[Entries with chart source code]
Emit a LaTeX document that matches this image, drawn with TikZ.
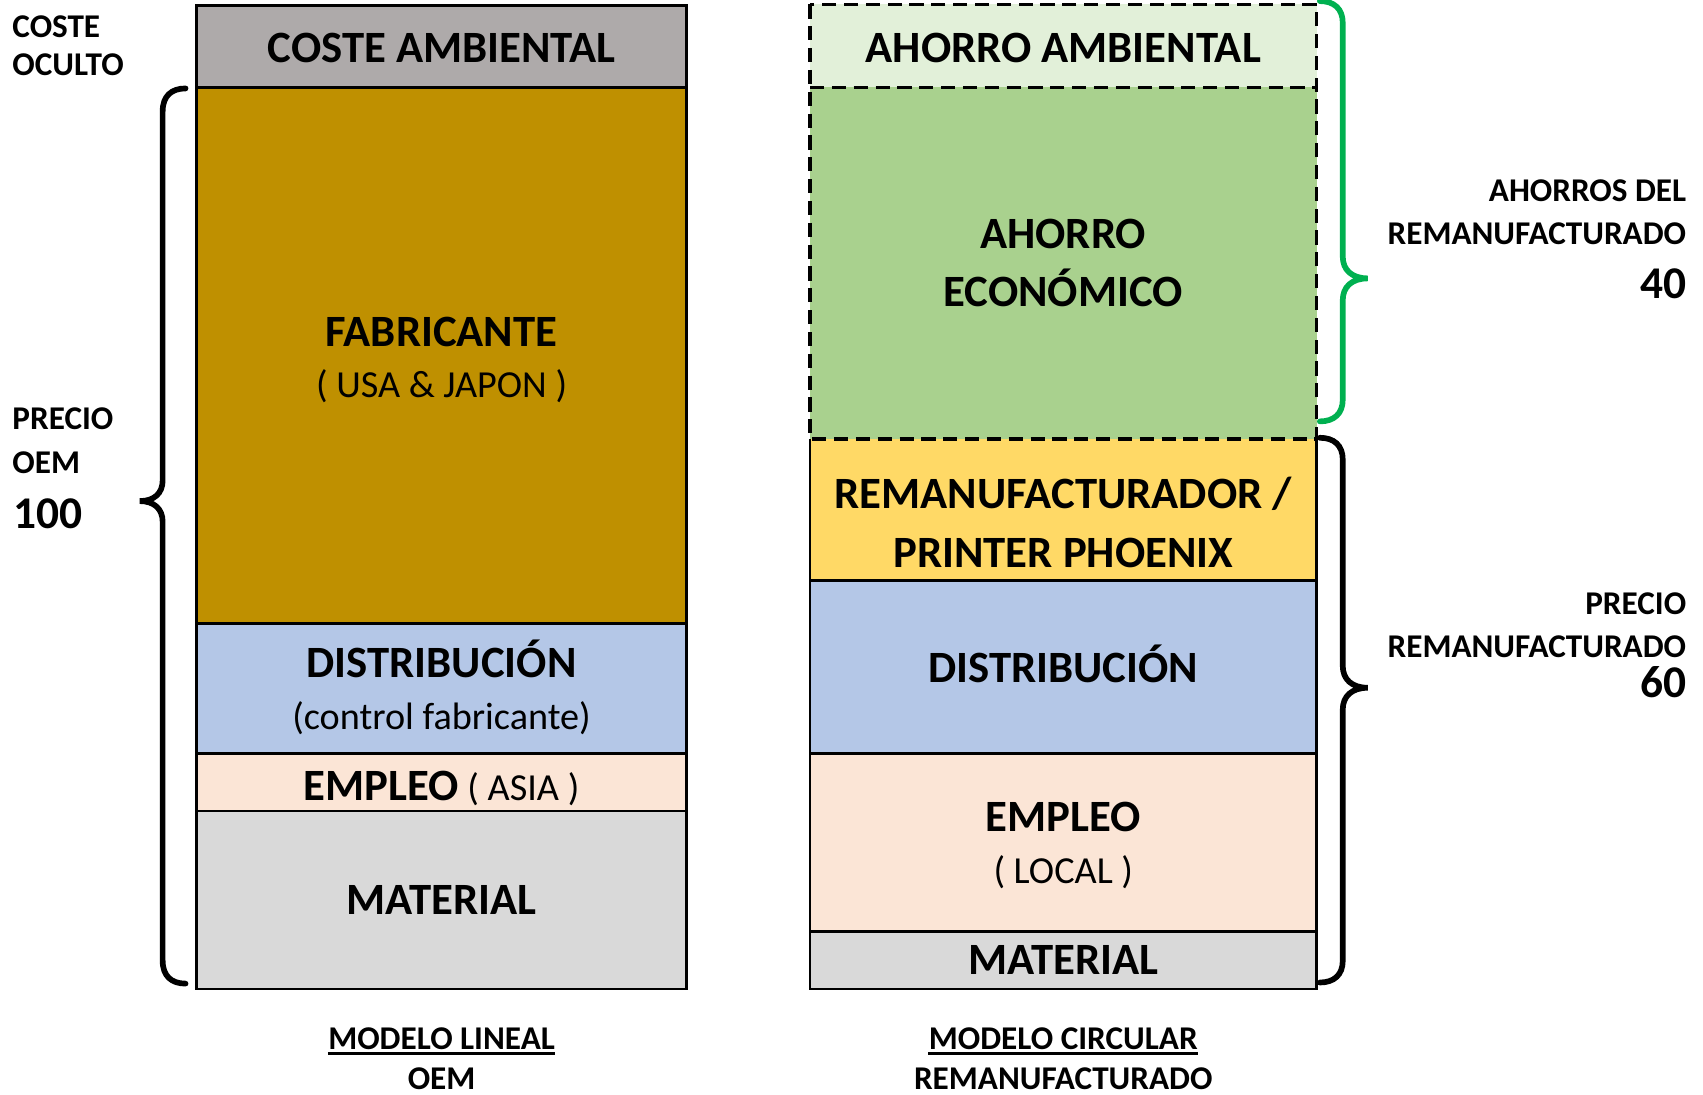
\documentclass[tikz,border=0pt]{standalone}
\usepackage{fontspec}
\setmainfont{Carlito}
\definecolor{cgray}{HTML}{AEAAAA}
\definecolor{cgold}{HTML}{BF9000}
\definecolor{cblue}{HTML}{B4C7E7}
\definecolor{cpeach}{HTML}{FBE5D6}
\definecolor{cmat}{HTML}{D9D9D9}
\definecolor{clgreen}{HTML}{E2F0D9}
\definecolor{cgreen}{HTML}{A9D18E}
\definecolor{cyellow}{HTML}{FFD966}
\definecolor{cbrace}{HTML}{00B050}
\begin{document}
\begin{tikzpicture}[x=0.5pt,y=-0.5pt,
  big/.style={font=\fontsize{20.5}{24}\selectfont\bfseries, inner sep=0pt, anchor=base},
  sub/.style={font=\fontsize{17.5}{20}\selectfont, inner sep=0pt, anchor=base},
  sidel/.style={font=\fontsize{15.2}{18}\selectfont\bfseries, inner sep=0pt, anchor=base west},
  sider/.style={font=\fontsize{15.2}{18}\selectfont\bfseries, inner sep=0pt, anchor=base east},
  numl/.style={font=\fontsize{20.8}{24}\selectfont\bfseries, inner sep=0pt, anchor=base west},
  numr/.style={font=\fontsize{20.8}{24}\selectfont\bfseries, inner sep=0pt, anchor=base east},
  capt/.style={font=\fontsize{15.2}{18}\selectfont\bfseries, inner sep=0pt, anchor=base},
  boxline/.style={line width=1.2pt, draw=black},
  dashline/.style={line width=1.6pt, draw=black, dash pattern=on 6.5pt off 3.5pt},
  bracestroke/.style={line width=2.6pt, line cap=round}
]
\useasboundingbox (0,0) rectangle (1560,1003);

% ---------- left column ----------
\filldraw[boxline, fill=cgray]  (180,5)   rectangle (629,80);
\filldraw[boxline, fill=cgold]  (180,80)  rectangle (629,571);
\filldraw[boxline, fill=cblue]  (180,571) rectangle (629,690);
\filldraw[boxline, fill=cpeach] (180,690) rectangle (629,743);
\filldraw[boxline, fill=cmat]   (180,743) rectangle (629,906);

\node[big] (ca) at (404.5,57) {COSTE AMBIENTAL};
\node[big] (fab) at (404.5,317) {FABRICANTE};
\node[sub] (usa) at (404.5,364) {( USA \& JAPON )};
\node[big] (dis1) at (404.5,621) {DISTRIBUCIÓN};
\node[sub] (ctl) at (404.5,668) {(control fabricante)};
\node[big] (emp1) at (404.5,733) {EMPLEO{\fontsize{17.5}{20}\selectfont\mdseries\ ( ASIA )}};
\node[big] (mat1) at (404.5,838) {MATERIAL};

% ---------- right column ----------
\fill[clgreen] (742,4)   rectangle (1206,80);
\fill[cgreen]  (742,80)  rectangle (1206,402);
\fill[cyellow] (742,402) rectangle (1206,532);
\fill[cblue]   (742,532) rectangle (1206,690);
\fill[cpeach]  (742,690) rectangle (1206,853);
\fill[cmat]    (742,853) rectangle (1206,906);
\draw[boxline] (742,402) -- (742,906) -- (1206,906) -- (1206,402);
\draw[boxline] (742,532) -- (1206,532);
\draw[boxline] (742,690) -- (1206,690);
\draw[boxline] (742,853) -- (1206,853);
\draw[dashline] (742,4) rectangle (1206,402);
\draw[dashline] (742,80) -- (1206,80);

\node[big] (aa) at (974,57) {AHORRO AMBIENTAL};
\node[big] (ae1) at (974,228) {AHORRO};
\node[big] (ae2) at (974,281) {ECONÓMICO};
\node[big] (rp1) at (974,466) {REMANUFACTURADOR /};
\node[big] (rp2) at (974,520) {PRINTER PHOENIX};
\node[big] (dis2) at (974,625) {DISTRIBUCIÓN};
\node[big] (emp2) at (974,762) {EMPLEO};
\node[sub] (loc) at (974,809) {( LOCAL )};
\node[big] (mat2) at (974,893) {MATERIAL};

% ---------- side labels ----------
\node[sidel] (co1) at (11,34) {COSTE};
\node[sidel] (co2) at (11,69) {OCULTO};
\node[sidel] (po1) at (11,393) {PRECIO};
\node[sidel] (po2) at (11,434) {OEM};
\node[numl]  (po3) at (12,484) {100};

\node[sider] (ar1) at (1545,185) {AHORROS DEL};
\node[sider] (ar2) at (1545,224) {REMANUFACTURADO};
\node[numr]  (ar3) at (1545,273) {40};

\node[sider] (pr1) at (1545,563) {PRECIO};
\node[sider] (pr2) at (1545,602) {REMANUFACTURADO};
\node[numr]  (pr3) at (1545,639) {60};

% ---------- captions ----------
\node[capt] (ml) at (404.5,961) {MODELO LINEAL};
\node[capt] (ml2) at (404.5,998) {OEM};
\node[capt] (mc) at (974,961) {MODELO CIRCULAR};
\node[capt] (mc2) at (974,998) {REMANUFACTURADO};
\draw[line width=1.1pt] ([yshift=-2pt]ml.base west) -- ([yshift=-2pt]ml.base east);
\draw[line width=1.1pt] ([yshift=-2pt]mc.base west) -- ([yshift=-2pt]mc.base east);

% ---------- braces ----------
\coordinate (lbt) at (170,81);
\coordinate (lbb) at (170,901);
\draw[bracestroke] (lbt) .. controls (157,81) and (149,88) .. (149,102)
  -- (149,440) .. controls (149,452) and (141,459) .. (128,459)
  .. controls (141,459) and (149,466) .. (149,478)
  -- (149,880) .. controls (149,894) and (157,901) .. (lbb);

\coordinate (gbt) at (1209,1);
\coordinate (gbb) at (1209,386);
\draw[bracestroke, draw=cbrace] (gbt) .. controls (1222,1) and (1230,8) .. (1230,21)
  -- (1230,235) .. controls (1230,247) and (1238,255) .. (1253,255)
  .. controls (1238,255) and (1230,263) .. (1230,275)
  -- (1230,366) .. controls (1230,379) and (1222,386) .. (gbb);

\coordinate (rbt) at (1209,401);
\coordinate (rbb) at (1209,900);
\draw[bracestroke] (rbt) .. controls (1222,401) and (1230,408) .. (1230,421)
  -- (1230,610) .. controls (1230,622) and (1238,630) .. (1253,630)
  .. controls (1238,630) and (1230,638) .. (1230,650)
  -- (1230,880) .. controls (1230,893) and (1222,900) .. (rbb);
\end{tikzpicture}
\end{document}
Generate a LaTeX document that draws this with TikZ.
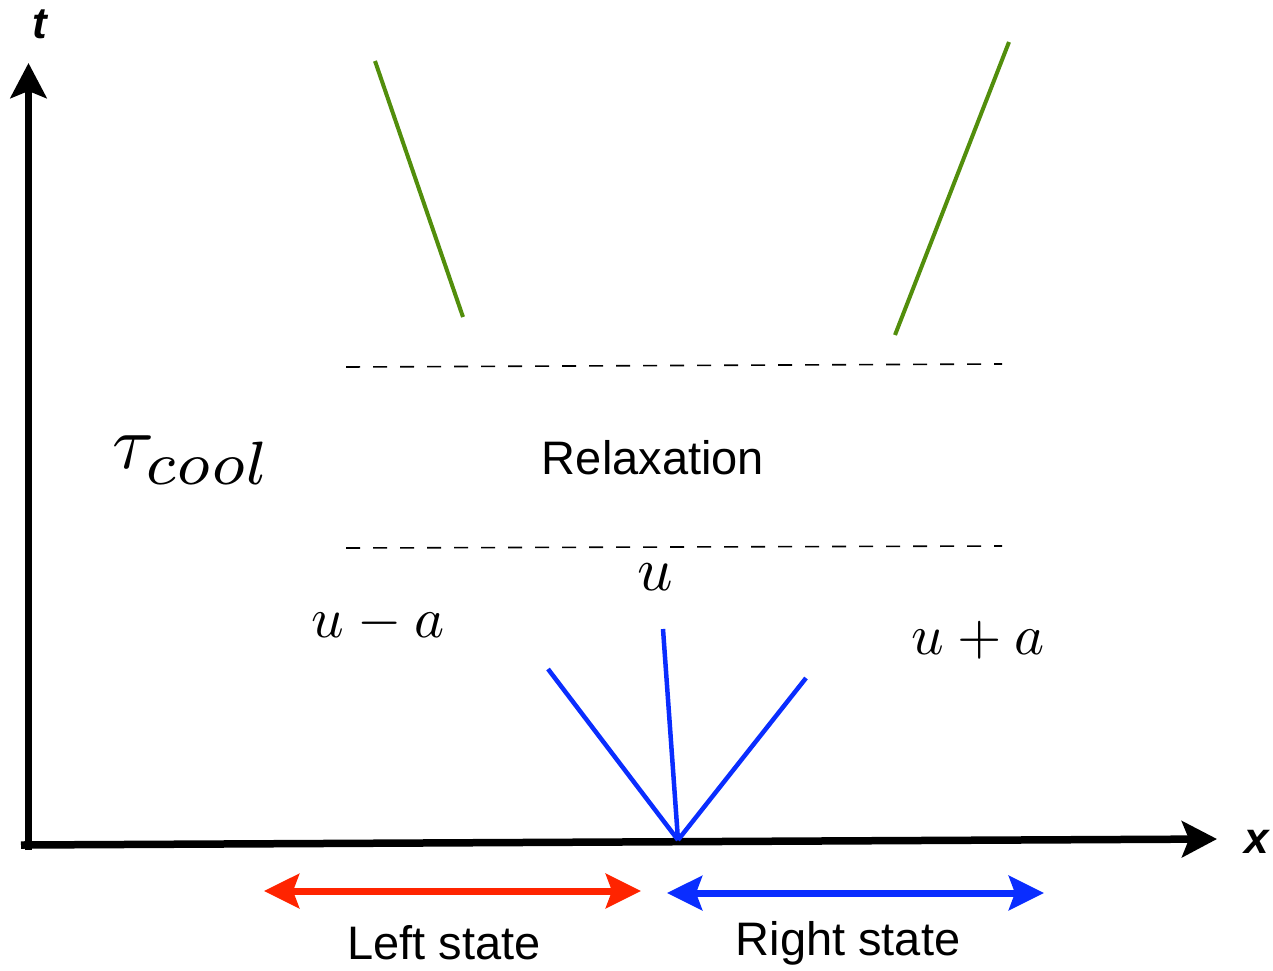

[Do this] Can the lines from the start of the records through the line with "(0,0) rectangle (1560,1003);" be given again exactly, with the pictures left out?

[Solution for this problem]
Emit a LaTeX document that matches this image, drawn with TikZ.
\documentclass[tikz,border=0pt]{standalone}
\usepackage{fontspec}
\setmainfont{Carlito}
\definecolor{cgray}{HTML}{AEAAAA}
\definecolor{cgold}{HTML}{BF9000}
\definecolor{cblue}{HTML}{B4C7E7}
\definecolor{cpeach}{HTML}{FBE5D6}
\definecolor{cmat}{HTML}{D9D9D9}
\definecolor{clgreen}{HTML}{E2F0D9}
\definecolor{cgreen}{HTML}{A9D18E}
\definecolor{cyellow}{HTML}{FFD966}
\definecolor{cbrace}{HTML}{00B050}
\begin{document}
\begin{tikzpicture}[x=0.5pt,y=-0.5pt,
  big/.style={font=\fontsize{20.5}{24}\selectfont\bfseries, inner sep=0pt, anchor=base},
  sub/.style={font=\fontsize{17.5}{20}\selectfont, inner sep=0pt, anchor=base},
  sidel/.style={font=\fontsize{15.2}{18}\selectfont\bfseries, inner sep=0pt, anchor=base west},
  sider/.style={font=\fontsize{15.2}{18}\selectfont\bfseries, inner sep=0pt, anchor=base east},
  numl/.style={font=\fontsize{20.8}{24}\selectfont\bfseries, inner sep=0pt, anchor=base west},
  numr/.style={font=\fontsize{20.8}{24}\selectfont\bfseries, inner sep=0pt, anchor=base east},
  capt/.style={font=\fontsize{15.2}{18}\selectfont\bfseries, inner sep=0pt, anchor=base},
  boxline/.style={line width=1.2pt, draw=black},
  dashline/.style={line width=1.6pt, draw=black, dash pattern=on 6.5pt off 3.5pt},
  bracestroke/.style={line width=2.6pt, line cap=round}
]
\useasboundingbox (0,0) rectangle (1560,1003);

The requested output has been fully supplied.